## start DATA SHOWN
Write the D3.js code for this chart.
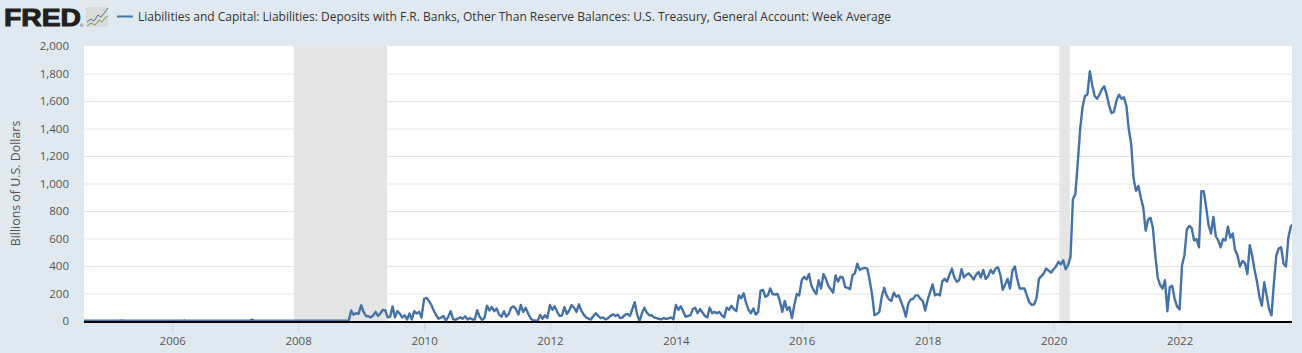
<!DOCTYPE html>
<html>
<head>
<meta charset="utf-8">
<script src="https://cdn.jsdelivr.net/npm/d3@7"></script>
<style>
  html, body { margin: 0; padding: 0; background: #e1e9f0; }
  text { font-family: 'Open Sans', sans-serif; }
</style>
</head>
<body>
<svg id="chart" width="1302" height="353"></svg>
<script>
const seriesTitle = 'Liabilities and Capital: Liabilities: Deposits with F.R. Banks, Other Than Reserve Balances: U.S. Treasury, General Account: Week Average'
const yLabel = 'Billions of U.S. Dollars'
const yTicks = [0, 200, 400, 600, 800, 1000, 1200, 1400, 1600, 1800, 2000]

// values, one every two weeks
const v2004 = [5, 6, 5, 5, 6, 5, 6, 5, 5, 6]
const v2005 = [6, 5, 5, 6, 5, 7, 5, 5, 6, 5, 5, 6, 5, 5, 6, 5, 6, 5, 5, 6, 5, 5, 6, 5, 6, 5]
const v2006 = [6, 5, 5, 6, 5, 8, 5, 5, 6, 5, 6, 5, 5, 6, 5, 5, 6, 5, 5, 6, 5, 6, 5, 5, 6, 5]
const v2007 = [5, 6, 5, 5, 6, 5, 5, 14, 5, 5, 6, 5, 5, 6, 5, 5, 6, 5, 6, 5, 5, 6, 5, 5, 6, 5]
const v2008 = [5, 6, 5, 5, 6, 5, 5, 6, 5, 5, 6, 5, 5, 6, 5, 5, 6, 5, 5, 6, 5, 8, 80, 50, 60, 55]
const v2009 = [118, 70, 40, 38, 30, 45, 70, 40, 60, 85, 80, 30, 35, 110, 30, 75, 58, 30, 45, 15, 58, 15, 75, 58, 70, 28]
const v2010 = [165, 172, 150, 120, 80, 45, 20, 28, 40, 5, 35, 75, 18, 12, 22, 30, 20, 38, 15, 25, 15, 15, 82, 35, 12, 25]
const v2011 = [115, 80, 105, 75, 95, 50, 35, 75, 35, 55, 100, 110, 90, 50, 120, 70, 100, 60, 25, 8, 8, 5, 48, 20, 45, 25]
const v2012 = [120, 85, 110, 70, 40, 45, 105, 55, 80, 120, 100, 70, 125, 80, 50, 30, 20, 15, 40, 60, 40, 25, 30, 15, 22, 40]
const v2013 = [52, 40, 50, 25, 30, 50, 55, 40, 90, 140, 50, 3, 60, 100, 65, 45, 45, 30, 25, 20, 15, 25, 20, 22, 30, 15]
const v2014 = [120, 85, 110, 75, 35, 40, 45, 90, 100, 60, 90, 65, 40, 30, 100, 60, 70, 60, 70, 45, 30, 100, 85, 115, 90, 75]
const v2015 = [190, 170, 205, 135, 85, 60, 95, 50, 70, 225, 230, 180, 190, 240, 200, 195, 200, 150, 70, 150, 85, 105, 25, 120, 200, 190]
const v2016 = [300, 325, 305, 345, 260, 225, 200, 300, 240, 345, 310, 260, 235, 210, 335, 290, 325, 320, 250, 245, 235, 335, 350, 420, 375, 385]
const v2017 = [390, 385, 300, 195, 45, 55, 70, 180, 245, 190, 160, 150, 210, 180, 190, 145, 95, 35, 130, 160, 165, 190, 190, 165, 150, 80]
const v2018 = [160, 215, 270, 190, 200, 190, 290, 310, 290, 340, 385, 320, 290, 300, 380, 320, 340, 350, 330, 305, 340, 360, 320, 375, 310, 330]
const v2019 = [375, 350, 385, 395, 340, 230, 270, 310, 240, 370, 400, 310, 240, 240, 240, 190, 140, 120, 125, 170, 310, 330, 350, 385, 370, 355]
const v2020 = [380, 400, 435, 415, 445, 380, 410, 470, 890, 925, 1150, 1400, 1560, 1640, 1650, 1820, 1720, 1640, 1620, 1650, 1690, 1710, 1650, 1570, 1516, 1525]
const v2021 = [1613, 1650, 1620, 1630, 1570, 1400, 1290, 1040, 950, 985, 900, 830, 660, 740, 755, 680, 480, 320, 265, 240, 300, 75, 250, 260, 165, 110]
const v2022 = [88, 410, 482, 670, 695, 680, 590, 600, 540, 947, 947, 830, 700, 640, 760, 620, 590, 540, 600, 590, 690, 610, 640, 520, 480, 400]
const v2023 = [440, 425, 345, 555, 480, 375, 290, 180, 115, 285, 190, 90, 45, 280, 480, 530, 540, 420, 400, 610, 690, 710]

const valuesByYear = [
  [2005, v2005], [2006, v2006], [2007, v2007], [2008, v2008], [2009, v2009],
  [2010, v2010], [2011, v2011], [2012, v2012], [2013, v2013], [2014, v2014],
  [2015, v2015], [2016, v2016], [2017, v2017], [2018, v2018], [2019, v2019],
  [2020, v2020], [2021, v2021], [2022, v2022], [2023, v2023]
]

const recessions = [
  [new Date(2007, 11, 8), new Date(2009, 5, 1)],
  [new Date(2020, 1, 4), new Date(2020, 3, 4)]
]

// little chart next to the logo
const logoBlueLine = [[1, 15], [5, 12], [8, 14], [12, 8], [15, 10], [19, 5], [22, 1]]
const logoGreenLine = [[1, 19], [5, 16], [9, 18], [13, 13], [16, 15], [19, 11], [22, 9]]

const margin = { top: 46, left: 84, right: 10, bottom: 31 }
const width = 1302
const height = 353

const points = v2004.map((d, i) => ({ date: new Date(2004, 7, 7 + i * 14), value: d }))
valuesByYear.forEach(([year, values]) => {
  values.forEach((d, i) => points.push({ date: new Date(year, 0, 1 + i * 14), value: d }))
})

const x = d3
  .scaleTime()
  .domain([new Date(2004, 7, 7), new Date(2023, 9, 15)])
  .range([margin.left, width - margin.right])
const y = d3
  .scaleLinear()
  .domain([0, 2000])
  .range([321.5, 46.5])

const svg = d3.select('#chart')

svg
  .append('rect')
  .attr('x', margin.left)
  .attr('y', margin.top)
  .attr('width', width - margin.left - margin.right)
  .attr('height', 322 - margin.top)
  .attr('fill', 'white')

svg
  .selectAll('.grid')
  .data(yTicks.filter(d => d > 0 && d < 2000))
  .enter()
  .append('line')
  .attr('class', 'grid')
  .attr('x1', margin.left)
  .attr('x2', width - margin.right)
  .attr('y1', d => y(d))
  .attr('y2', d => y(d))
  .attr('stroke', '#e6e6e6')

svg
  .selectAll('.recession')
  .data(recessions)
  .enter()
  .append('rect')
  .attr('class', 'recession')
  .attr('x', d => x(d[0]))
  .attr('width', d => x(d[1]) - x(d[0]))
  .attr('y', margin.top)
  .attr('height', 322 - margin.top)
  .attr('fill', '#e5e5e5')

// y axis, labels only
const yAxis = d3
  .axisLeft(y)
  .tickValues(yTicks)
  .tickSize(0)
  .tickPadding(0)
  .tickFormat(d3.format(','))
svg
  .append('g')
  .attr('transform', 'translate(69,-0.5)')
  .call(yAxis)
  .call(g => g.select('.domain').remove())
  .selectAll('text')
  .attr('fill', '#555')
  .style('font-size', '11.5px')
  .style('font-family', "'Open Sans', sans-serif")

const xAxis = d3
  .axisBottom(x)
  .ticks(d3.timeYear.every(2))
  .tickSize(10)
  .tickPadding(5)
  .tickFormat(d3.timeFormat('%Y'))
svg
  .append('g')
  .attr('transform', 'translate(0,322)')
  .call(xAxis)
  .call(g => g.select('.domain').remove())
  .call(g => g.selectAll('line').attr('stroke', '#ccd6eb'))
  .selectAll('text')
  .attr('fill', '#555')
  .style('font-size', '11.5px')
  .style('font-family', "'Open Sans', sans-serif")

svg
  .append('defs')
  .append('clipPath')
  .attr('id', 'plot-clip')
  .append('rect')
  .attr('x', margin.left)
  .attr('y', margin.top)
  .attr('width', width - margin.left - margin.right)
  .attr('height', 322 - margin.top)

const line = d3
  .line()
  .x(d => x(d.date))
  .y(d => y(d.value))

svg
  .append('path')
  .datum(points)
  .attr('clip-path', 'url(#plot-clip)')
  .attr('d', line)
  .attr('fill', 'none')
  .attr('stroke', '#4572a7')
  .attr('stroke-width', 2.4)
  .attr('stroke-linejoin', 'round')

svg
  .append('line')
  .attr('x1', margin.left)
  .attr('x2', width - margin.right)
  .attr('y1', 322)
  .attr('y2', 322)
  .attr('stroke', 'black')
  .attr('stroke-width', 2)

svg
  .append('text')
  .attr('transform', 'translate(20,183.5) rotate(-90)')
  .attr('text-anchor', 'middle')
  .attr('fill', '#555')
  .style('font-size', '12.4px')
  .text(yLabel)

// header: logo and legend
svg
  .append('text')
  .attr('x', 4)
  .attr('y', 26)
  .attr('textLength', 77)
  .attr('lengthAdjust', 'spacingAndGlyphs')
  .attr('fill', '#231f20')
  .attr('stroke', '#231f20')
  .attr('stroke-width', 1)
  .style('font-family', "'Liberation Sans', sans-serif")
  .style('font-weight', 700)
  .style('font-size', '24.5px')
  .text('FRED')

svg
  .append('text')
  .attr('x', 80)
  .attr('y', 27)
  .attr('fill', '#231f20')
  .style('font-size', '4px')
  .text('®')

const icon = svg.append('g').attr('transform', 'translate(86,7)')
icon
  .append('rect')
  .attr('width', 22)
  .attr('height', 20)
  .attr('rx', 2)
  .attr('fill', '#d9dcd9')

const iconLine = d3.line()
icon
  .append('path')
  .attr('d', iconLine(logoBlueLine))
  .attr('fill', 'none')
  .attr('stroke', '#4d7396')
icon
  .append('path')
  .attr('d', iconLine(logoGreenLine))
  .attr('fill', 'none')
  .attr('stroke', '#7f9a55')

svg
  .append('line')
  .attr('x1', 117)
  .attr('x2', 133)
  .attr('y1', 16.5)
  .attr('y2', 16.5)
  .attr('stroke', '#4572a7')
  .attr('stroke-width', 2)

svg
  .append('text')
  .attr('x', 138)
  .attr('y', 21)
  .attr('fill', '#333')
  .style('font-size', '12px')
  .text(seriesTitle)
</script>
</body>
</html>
## end DATA SHOWN
> **WHAT IS NEEDED**
Collect the lines of the data that carry the word "chart".

> **SOLVED EXERCISE**
Write the D3.js code for this chart.
<svg id="chart" width="1302" height="353"></svg>
// little chart next to the logo
const svg = d3.select('#chart')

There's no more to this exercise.